UNA FOTO, UNA STORIA / Ecco la colonna sonora di San Rocco
VENEZIA. Davanti a lui potevano esserci mille persone come nessuna. Anche oggi, come quella prima volta, quando canta davanti a decine di turisti incantati, lui immagina di essere lì da solo. Il giorno in cui il tenore veronese Giuseppe Corsi ha deciso di dedicare la sua voce alla strada risale a vent'anni fa e di quei momenti ricorda solo il panico, la paura e l'imbarazzo. Non sa dire bene dove si trovasse, né cosa stesse cantando. «Mi tremavano le gambe, mi sentivo spaesato, non sapevo da che parte cominciare». Ma la prima moneta lasciata da un turista in segno di apprezzamento ha allentato subito la tensione: «Stavo cantando bene, anche se non me ne rendevo conto».
La vita di Giuseppe Corsi come tenore di strada è iniziata così e continua ogni giorno di fronte a un calmo viavai di persone sconosciute che ascoltano, applaudono e se ne vanno conservando un bel ricordo.
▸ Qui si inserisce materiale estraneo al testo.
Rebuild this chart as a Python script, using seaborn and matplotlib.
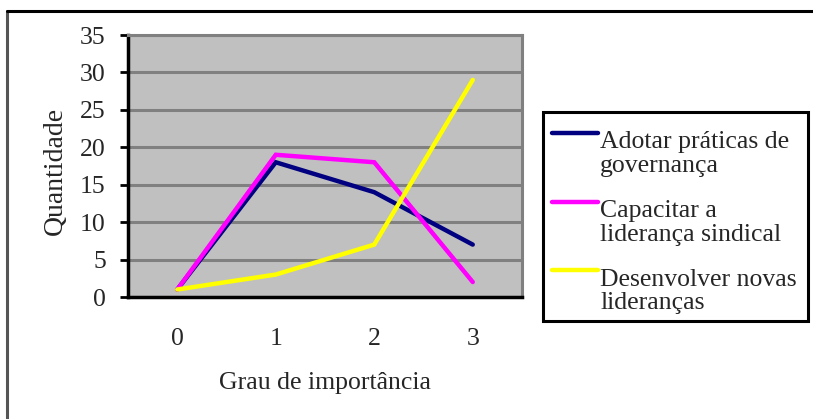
import matplotlib
matplotlib.use("Agg")
import matplotlib.pyplot as plt
from matplotlib.legend_handler import HandlerLine2D
from matplotlib.lines import Line2D
from matplotlib.patches import Rectangle
import seaborn as sns
import pandas as pd

# Survey answers: how many respondents gave each importance grade
grades = [0, 1, 2, 3]
series_names = [
    "Adotar práticas de\ngovernança",
    "Capacitar a\nliderança sindical",
    "Desenvolver novas\nlideranças",
]
adotar = [1, 18, 14, 7]
capacitar = [1, 19, 18, 2]
desenvolver = [1, 3, 7, 29]
colors = ["#000080", "#FF00FF", "#FFFF00"]

rows = []
for name, vals in zip(series_names, [adotar, capacitar, desenvolver]):
    for g, v in zip(grades, vals):
        rows.append({"Grau": g, "Quantidade": v, "Série": name})
df = pd.DataFrame(rows)

sns.set_theme(style="white")
plt.rcParams["font.family"] = ["Liberation Serif", "DejaVu Serif"]
FS = 18.5
W, H = 813, 419

fig = plt.figure(figsize=(W / 100, H / 100), dpi=100)
ax = fig.add_axes([128 / W, 1 - 297 / H, (522 - 128) / W, (297 - 35) / H])
ax.set_facecolor("#C0C0C0")

sns.lineplot(data=df, x="Grau", y="Quantidade", hue="Série",
             palette=colors, linewidth=3.2, ax=ax, legend=False,
             solid_joinstyle="miter", solid_capstyle="round")

ax.set_xlim(-0.5, 3.5)
ax.set_ylim(0, 35)
ax.set_yticks(range(0, 36, 5))
ax.set_xticks(grades)
ax.yaxis.grid(True, color="#808080", linewidth=2.2)
ax.xaxis.grid(False)
ax.set_axisbelow(True)

for side in ("left", "bottom"):
    ax.spines[side].set_color("black")
    ax.spines[side].set_linewidth(2.5)
for side in ("right", "top"):
    ax.spines[side].set_color("#808080")
    ax.spines[side].set_linewidth(2.2)

ax.tick_params(axis="y", which="major", left=True, length=6, width=2,
               color="black", pad=10, labelsize=FS)
ax.tick_params(axis="x", which="major", bottom=False, length=0,
               pad=22, labelsize=FS)
ax.set_xlabel("Grau de importância", fontsize=FS)
ax.set_ylabel("Quantidade", fontsize=20)
ax.xaxis.set_label_coords(0.5, -0.285)
ax.yaxis.set_label_coords(-0.152, 0.48)


class RaisedLineHandler(HandlerLine2D):
    """Legend line drawn level with the first text line of each entry."""

    def create_artists(self, legend, orig_handle, xdescent, ydescent,
                       width, height, fontsize, trans):
        artists = super().create_artists(legend, orig_handle, xdescent,
                                         ydescent, width, height,
                                         fontsize, trans)
        for a in artists:
            a.set_ydata([y + 0.8 * fontsize for y in a.get_ydata()])
        return artists


# Legend box drawn as its own frame, entries placed inside it
fig.add_artist(Rectangle((543 / W, 1 - 321 / H), (808 - 543) / W,
                         (321 - 112) / H, transform=fig.transFigure,
                         facecolor="white", edgecolor="black",
                         linewidth=2.2, zorder=2))
handles = [Line2D([], [], color=c, linewidth=3.2, solid_capstyle="round")
           for c in colors]
leg = fig.legend(handles, series_names, loc="upper left",
                 bbox_to_anchor=(552 / W, 1 - 131 / H),
                 fontsize=FS, frameon=False,
                 handlelength=1.8, handletextpad=0.08,
                 labelspacing=0.9, borderpad=0, borderaxespad=0,
                 handler_map={Line2D: RaisedLineHandler()})
leg.set_zorder(3)
for t in leg.get_texts():
    t.set_linespacing(1.1)

# Outer frame of the chart area
fig.add_artist(Line2D([7 / W, 7 / W], [0, 1 - 11 / H],
                      color="#555555", linewidth=2.2))
fig.add_artist(Line2D([7 / W, 1], [1 - 11 / H, 1 - 11 / H],
                      color="black", linewidth=2.2))

fig.savefig("out.png", dpi=100)
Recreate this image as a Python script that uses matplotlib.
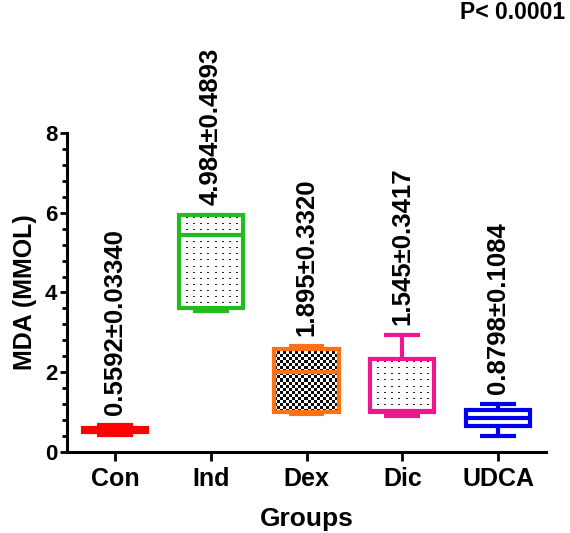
import numpy as np
import matplotlib
matplotlib.use("Agg")
import matplotlib.pyplot as plt
from matplotlib.ticker import MultipleLocator

plt.rcParams['font.family'] = ['Liberation Sans', 'DejaVu Sans']
plt.rcParams['font.weight'] = 'bold'

# values (min / quartiles / max per group)
groups = ['Con', 'Ind', 'Dex', 'Dic', 'UDCA']
mins = [0.42, 3.53, 0.95, 0.90, 0.41]
q1s = [0.50, 3.60, 1.01, 1.01, 0.66]
meds = [0.56, 5.44, 2.00, 1.04, 0.86]
q3s = [0.61, 5.95, 2.59, 2.34, 1.05]
maxs = [0.68, 5.95, 2.65, 2.93, 1.20]
mean_sem = ['0.5592\u00b10.03340', '4.984\u00b10.4893', '1.895\u00b10.3320',
            '1.545\u00b10.3417', '0.8798\u00b10.1084']

colors = ['#ff0000', '#22bb22', '#ff7214', '#f0168c', '#0000f0']
fills = [None, 'dots', 'checker', 'dots', None]


def pattern(kind, w, h):
    # pixel level fill pattern
    i = np.arange(h)[:, None]
    j = np.arange(w)[None, :]
    img = np.ones((h, w, 3))
    if kind == 'checker':
        m = ((i // 3 + j // 3) % 2) == 0
        img[m] = 0.05
    else:
        m = ((i % 6) == 3) & ((j % 7) < 2)
        img[m] = 0.15
    return img


fig = plt.figure(figsize=(5.7, 5.33), dpi=100)
ax = fig.add_axes([0.1175, 0.152, 0.8405, 0.5985])

stats = []
for g, lo, a, m, b, hi in zip(groups, mins, q1s, meds, q3s, maxs):
    stats.append(dict(label=g, whislo=lo, q1=a, med=m, q3=b, whishi=hi, fliers=[]))

pos = np.arange(len(groups))
bp = ax.bxp(stats, positions=pos, widths=0.67, capwidths=0.375, patch_artist=True,
            showfliers=False, boxprops=dict(facecolor='none', linewidth=3),
            whiskerprops=dict(linewidth=3), capprops=dict(linewidth=3),
            medianprops=dict(linewidth=3))

for k, c in enumerate(colors):
    bp['boxes'][k].set_edgecolor(c)
    bp['boxes'][k].set_zorder(3)
    bp['medians'][k].set_color(c)
    bp['medians'][k].set_zorder(3)
    for ln in bp['whiskers'][2 * k:2 * k + 2] + bp['caps'][2 * k:2 * k + 2]:
        ln.set_color(c)
        ln.set_solid_capstyle('butt')

ax.set_xlim(-0.5, 4.5)
ax.set_ylim(0, 8)

for k, kind in enumerate(fills):
    if kind is None:
        continue
    x0, x1 = pos[k] - 0.335, pos[k] + 0.335
    p = ax.transData.transform([[x0, q1s[k]], [x1, q3s[k]]])
    w = int(abs(p[1, 0] - p[0, 0]))
    h = int(abs(p[1, 1] - p[0, 1]))
    im = ax.imshow(pattern(kind, w, h), extent=(x0, x1, q1s[k], q3s[k]),
                   aspect='auto', interpolation='nearest', zorder=2)
    im.set_clip_path(bp['boxes'][k])

ax.set_xlim(-0.5, 4.5)
ax.set_ylim(0, 8)

for k, txt in enumerate(mean_sem):
    ax.text(pos[k], maxs[k] + 0.25, txt, rotation=90, ha='center', va='bottom',
            fontsize=18.5, fontweight='bold', clip_on=False)

ax.spines['top'].set_visible(False)
ax.spines['right'].set_visible(False)
ax.spines['left'].set_linewidth(2.2)
ax.spines['bottom'].set_linewidth(2.2)

ax.set_xticks(pos)
ax.set_xticklabels(groups, fontsize=18, fontweight='bold')
ax.set_yticks([0, 2, 4, 6, 8])
ax.set_yticklabels(['0', '2', '4', '6', '8'], fontsize=16, fontweight='bold')
ax.yaxis.set_minor_locator(MultipleLocator(0.4))
ax.tick_params(axis='y', which='major', length=5, width=2, pad=2)
ax.tick_params(axis='y', which='minor', length=3.5, width=2)
ax.tick_params(axis='x', which='major', length=6.5, width=2, pad=4)

ax.set_xlabel('Groups', fontsize=19, fontweight='bold', labelpad=12)
ax.set_ylabel('MDA (MMOL)', fontsize=18, fontweight='bold', labelpad=6)

fig.text(0.991, 0.964, 'P< 0.0001', ha='right', va='baseline',
         fontsize=16.5, fontweight='bold')

fig.savefig('out.png', dpi=100)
Ogni settimana, Giuseppe parte Verona e arriva a Venezia in coppola e papillon per cantare in Campo San Rocco, sempre di mattina e sempre di fronte alla Scuola Grande, le cui lunghe panchine si trasformano nelle poltrone di un teatro all'aperto. Con lui ci sono una chitarra, un leggio e uno stereo per le basi musicali che usa quando non canta a cappella. Oggi, come venti anni fa, Giuseppe chiude gli occhi, tira fuori la voce e immagina di essere da solo con le sue canzoni napoletane, i suoi "Parlami d'amore Mariù", la sua "Rondine al nido" e i "Non ti scordar di me". "Quando canto dimentico le preoccupazioni, e la strada regala un incredibile senso di libertà», racconta. Attorno a lui scroscia un applauso dopo l'altro e le signore veneziane che passano di lì per caso all'ora di punta, con carretti e borse della spesa, se ne vanno a casa con la dedica. Alla fine di ogni canzone c'è chi si ferma a dargli la mano, e anche chi gli chiede l'indirizzo per inviare alla sua posta foto e cartoline: «Canto da quando sono piccolo ma di mestiere ho fatto il ferroviere», racconta Giuseppe. «Quando sono andato in pensione ho deciso di cantare per strada da un giorno all'altro, non so perché. Ho preso la licenza a Venezia e da vent'anni la rinnovo ogni mese». Ma prima di arrivare a cantare fra le calli, ha messo a frutto la sua dote con il maestro veronese Ubaldo Composta, portando all'Opera in Arena il coro di voci bianche dell'associazione Filippo Neri; ha allestito il coro "La Ferrata" con i suoi ex colleghi di lavoro e dopo aver scritto l'inno alla ferrovia ha composto anche la colonna sonora dei sub.
Oltre ad alzarsi la mattina alle 5.30 per fare yoga, a cantare a Venezia e ad allietare le giornate dei suoi amici negli orti collettivi, Giuseppe è, infatti, anche un sub di tutto rispetto. Ai Frari è ormai di casa. Lo conoscono nei bar, nelle chiese, nelle case. E attraverso La Nuova Venezia chiede di portare la sua voce agli anziani, ai malati, a chi soffre e vuole distrarsi. «Vorrei tanto andare a cantare negli ospedali, nelle case di riposo e di cura, nelle scuole. Mi metto a disposizione gratuitamente».